Big changes, but good ones. The sale of the big house allowed us to pay off our property on the coast and pay off some other debts while still putting us in a position to have the condo paid off in roughly two years. Big sighs of relief to have that financial stress off our shoulders.

After making it through the stress of selling/buying/moving, that means I need to get back to doing some reading and keeping some notes to self here. So here we go.

Winner of the 2019 Pulitzer Prize for Fiction, The Overstory is a tale of layering, braiding, leafing, branching and intertwining tales of North America trees and some of the humans who inhabit that world. The protagonist here isn’t a person, but rather how trees of various ages and species and location manage to tie an amalgamation of humans together. It’s a pretty neat literary trick that Powers has pulled off here.

A couple lines/points that have stuck with me since I finished the book earlier this summer:

  • Trees sprang into being here on Earth about 400 million years ago. That’s 400,000,000 years. Four hundred million years, if you want to spell it with letters. Every tree we see is a successful experiment that has been running for a very long time.
  • Humans are not the important part of the this book. If all trends continue on our current path, I’m guessing we’ll be realizing we’re not the important part of the story of life either.
  • Human civilization, in its current form, would most likely not exist without trees. Take look around at our built environment and chances are, trees form the basic building blocks of what you see.

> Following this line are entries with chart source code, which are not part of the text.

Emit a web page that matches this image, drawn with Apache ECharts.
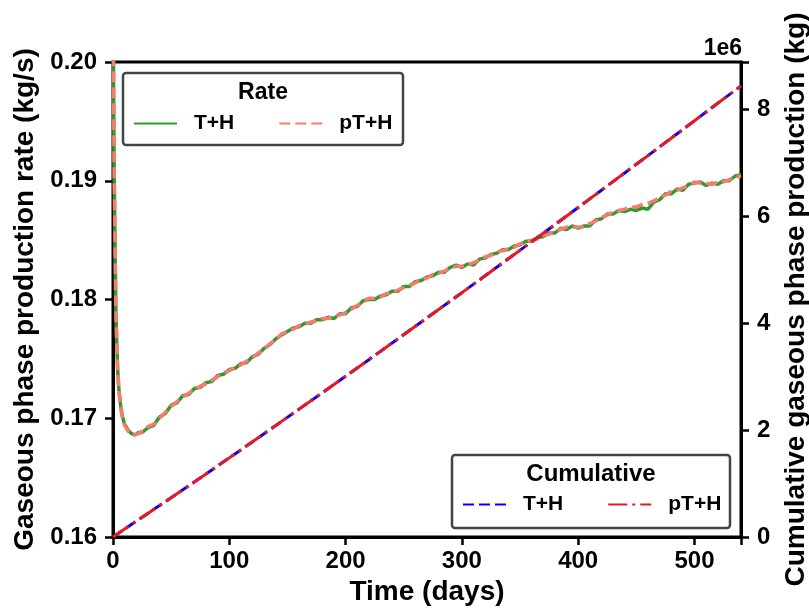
<!DOCTYPE html>
<html>
<head>
<meta charset="utf-8">
<script src="https://cdn.jsdelivr.net/npm/echarts@6/dist/echarts.min.js"></script>
<style>html,body{margin:0;padding:0;background:#fff}#c{width:809px;height:610px}</style>
</head>
<body>
<div id="c"></div>
<script>
// Time axis for rate curves (days)
const rateDays = [0,0.5,1,1.7,2.5,3.2,4,5,6.5,8,10,13,16,19,22,25,
30,35,40,45,50,55,60,65,70,75,80,85,90,95,100,105,110,115,120,125,130,135,140,145,150,155,160,165,170,175,180,185,190,195,
200,205,210,215,220,225,230,235,240,245,250,255,260,265,270,275,280,285,290,295,300,305,310,315,320,325,330,335,340,345,
350,355,360,365,370,375,380,385,390,395,400,405,410,415,420,425,430,435,440,445,450,455,460,465,470,475,480,485,490,495,
500,505,510,515,520,525,530,535,540];
// Gaseous phase production rate (kg/s), T+H
const rateTH = [0.210,0.198,0.191,0.185,0.179,0.1765,0.1741,0.1725,0.1711,0.1702,0.1695,0.1690,0.1687,0.1686,0.1688,0.1688,
.1692,.1694,.1701,.1704,.1711,.1713,.1719,.1720,.1725,.1726,.1730,.1731,.1736,.1737,.1741,.1742,.1746,.1747,.1752,.1754,.1759,.1762,.1767,.1770,.1773,.1776,.1777,.1780,.1780,.1783,.1783,.1785,.1784,.1788,
.1788,.1793,.1794,.1799,.1800,.1800,.1803,.1804,.1807,.1807,.1811,.1811,.1815,.1816,.1819,.1820,.1823,.1823,.1827,.1829,.1827,.1830,.1829,.1834,.1835,.1838,.1839,.1842,.1842,.1845,
.1846,.1849,.1849,.1852,.1853,.1856,.1856,.1860,.1859,.1862,.1860,.1862,.1862,.1867,.1868,.1872,.1872,.1875,.1874,.1876,.1875,.1877,.1876,.1882,.1884,.1889,.1889,.1893,.1892,.1897,
.1898,.1899,.1896,.1898,.1897,.1900,.1900,.1904,.1905];
// Gaseous phase production rate (kg/s), pT+H
const ratePTH = [0.210,0.198,0.191,0.185,0.179,0.1764,0.1740,0.1724,0.1710,0.1701,0.1694,0.1689,0.1686,0.1686,0.1687,0.1689,
.1693,.1695,.1700,.1705,.1710,.1714,.1718,.1721,.1724,.1727,.1729,.1732,.1735,.1738,.1740,.1743,.1745,.1748,.1751,.1755,.1758,.1763,.1766,.1771,.1773,.1775,.1778,.1779,.1781,.1782,.1784,.1784,.1786,.1787,
.1789,.1792,.1795,.1798,.1801,.1801,.1802,.1805,.1806,.1808,.1810,.1812,.1814,.1817,.1818,.1821,.1822,.1824,.1826,.1828,.1828,.1829,.1831,.1833,.1836,.1837,.1840,.1841,.1843,.1844,
.1847,.1848,.1850,.1851,.1854,.1855,.1857,.1859,.1861,.1861,.1861,.1861,.1864,.1866,.1869,.1871,.1874,.1875,.1876,.1878,.1878,.1880,.1881,.1883,.1886,.1888,.1891,.1892,.1894,.1896,
.1899,.1898,.1898,.1897,.1899,.1899,.1901,.1903,.1904];
// Cumulative gaseous phase production (kg)
const cumDays = [0,20,40,60,80,100,120,140,160,180,200,220,240,260,280,300,320,340,360,380,400,420,440,460,480,500,520,540];
const cumTH  = [0,0.296e6,0.588e6,0.883e6,1.181e6,1.481e6,1.783e6,2.087e6,2.393e6,2.700e6,3.009e6,3.319e6,3.631e6,3.944e6,4.258e6,4.573e6,4.890e6,5.208e6,5.527e6,5.847e6,6.168e6,6.490e6,6.814e6,7.138e6,7.464e6,7.791e6,8.119e6,8.440e6];
const cumPTH = [0,0.296e6,0.588e6,0.883e6,1.181e6,1.481e6,1.783e6,2.087e6,2.393e6,2.700e6,3.009e6,3.319e6,3.631e6,3.944e6,4.258e6,4.573e6,4.890e6,5.208e6,5.527e6,5.847e6,6.168e6,6.490e6,6.814e6,7.138e6,7.464e6,7.791e6,8.119e6,8.440e6];
const xTicks = [0,100,200,300,400,500];
const leftTicks = [0.16,0.17,0.18,0.19,0.20];
const rightTicks = [0,2,4,6,8];

const pair = (xs, ys) => xs.map((x, i) => [x, ys[i]]);
const FONT = 'Liberation Sans, Arial, sans-serif';

const chart = echarts.init(document.getElementById('c'), null, {renderer: 'canvas'});
const axisLabelStyle = {fontFamily: FONT, fontWeight: 'bold', fontSize: 24, color: '#000'};
const nameStyle = {fontFamily: FONT, fontWeight: 'bold', fontSize: 28, color: '#000'};
function legendOpt(names, prefix, left, top) {
  return {
    data: names.map(n => ({name: n})),
    formatter: n => n.replace(prefix, ''),
    left: left, top: top,
    padding: 0, itemWidth: 43, itemHeight: 14, itemGap: 44,
    itemStyle: {opacity: 0},
    textStyle: {fontFamily: FONT, fontWeight: 'bold', fontSize: 21, color: '#000', padding: [0, 0, 0, 12]},
    z: 20
  };
}

chart.setOption({
  animation: false,
  backgroundColor: '#fff',
  grid: {left: 113, right: 68, top: 62, bottom: 73, show: true, borderColor: '#000', borderWidth: 3,
         containLabel: false, outerBoundsMode: 'none'},
  xAxis: {
    type: 'value', min: 0, max: 540, interval: 100,
    name: 'Time (days)', nameLocation: 'middle', nameGap: 40, nameTextStyle: nameStyle,
    axisLine: {show: true, lineStyle: {color: '#000', width: 3}},
    axisTick: {show: true, length: 8, lineStyle: {color: '#000', width: 2.5}},
    axisLabel: Object.assign({margin: 12, formatter: v => xTicks.includes(v) ? String(v) : ''}, axisLabelStyle),
    splitLine: {show: false}
  },
  yAxis: [{
    type: 'value', min: 0.16, max: 0.20, interval: 0.01, position: 'left',
    name: 'Gaseous phase production rate (kg/s)', nameLocation: 'middle', nameGap: 71, nameTextStyle: nameStyle,
    axisLine: {show: true, lineStyle: {color: '#000', width: 3}},
    axisTick: {show: true, length: 8, lineStyle: {color: '#000', width: 2.5}},
    axisLabel: Object.assign({margin: 16, formatter: v => v.toFixed(2)}, axisLabelStyle),
    splitLine: {show: false}
  }, {
    type: 'value', min: 0, max: 8.89e6, interval: 2e6, position: 'right',
    name: 'Cumulative gaseous phase production (kg)', nameLocation: 'middle', nameGap: 41, nameTextStyle: nameStyle,
    nameRotate: 90,
    axisLine: {show: true, lineStyle: {color: '#000', width: 3}},
    axisTick: {show: true, length: 8, lineStyle: {color: '#000', width: 2.5}},
    axisLabel: Object.assign({margin: 16, formatter: v => { const t = Math.round(v / 1e6); return rightTicks.includes(t) ? String(t) : ''; }}, axisLabelStyle),
    splitLine: {show: false}
  }],
  legend: [
    legendOpt(['Rate T+H', 'Rate pT+H'], 'Rate ', 133, 113),
    legendOpt(['Cum T+H', 'Cum pT+H'], 'Cum ', 462, 494)
  ],
  graphic: [
    {type: 'rect', z: 10, shape: {x: 123, y: 73, width: 280, height: 72, r: 3},
     style: {fill: 'rgba(255,255,255,0.85)', stroke: '#444', lineWidth: 2.5}},
    {type: 'text', z: 11, x: 263, y: 93, style: {text: 'Rate', fill: '#000', font: 'bold 23px ' + FONT, textAlign: 'center', textVerticalAlign: 'middle'}},
    {type: 'rect', z: 10, shape: {x: 452, y: 455, width: 278, height: 73, r: 3},
     style: {fill: 'rgba(255,255,255,0.85)', stroke: '#444', lineWidth: 2.5}},
    {type: 'text', z: 11, x: 591, y: 474, style: {text: 'Cumulative', fill: '#000', font: 'bold 24px ' + FONT, textAlign: 'center', textVerticalAlign: 'middle'}},
    {type: 'text', z: 11, x: 742, y: 49, style: {text: '1e6', fill: '#000', font: 'bold 23px ' + FONT, textAlign: 'right', textVerticalAlign: 'middle'}}
  ],
  series: [{
    name: 'Rate T+H', type: 'line', yAxisIndex: 0, data: pair(rateDays, rateTH), showSymbol: false, symbol: 'none',
    lineStyle: {color: '#2f9a2f', width: 3.5}, itemStyle: {color: '#2f9a2f'}, clip: true, z: 2
  }, {
    name: 'Rate pT+H', type: 'line', yAxisIndex: 0, data: pair(rateDays, ratePTH), showSymbol: false, symbol: 'none',
    lineStyle: {color: '#fa7a6e', width: 3.5, type: [11, 5]}, itemStyle: {color: '#fa7a6e'}, clip: true, z: 3
  }, {
    name: 'Cum T+H', type: 'line', yAxisIndex: 1, data: pair(cumDays, cumTH), showSymbol: false, symbol: 'none',
    lineStyle: {color: '#0000ff', width: 3, type: [11, 5]}, itemStyle: {color: '#0000ff'}, clip: true, z: 4
  }, {
    name: 'Cum pT+H', type: 'line', yAxisIndex: 1, data: pair(cumDays, cumPTH), showSymbol: false, symbol: 'none',
    lineStyle: {color: '#e8191f', width: 3, type: [19, 5, 3, 5]}, itemStyle: {color: '#e8191f'}, clip: true, z: 5
  }]
});
</script>
</body>
</html>
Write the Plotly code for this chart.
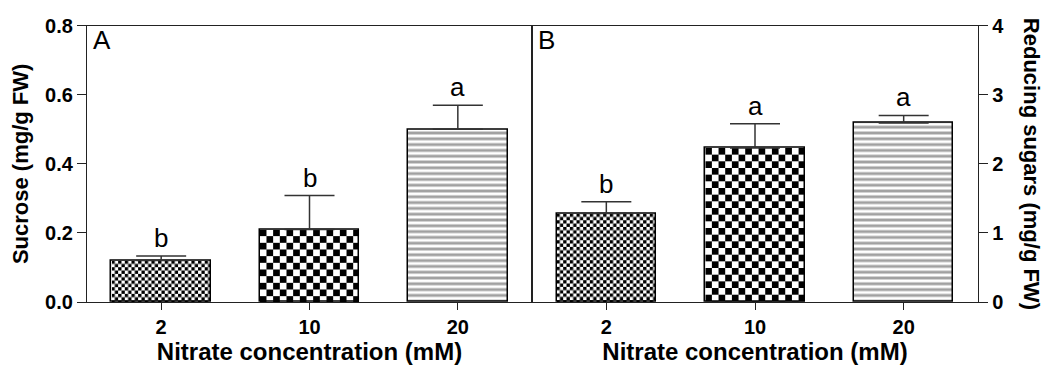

Not just the structures of our homes and cities, our earlier forms of transportation and early weaponry, but they also form a significant chunk of our current food supply.
  • I should have bookmarked this passage when I read it so that I could easily quote it verbatim, but it went something like this: In the DSM 5 discussion of delusional behavior, delusion is described purely as an individualistic affliction. If the broader culture around you doesn’t view something as delusional (such as destroying the structure that supports life, worshiping the great flying spaghetti monster, etc.), then it isn’t delusional. If you find yourself fighting against something that is largely culturally agreed upon (that earth was created for the enjoyment and utility of humans), you may then be deemed delusional.
  • One quibble with the book (and a possible spoiler alert): Powers floats the possibility that the salvation of the world will come through the rapid deployment of AI as that will allow for inter-species communication. That would be cool I guess but I also have to remember that when Europeans encountered beings in the New World, there was discussion of whether the indigenous peoples were actually human. Eventually being deemed human didn’t seem to afford much protection to Native Americans so…. yeaaaaah.

Since these past few months have been a bit of a blur, I didn’t keep any notes as I was reading this but I will say this: if you’re looking for a well-written, poetic, sad and — at times — angry ode to the trees, this is your book. A+.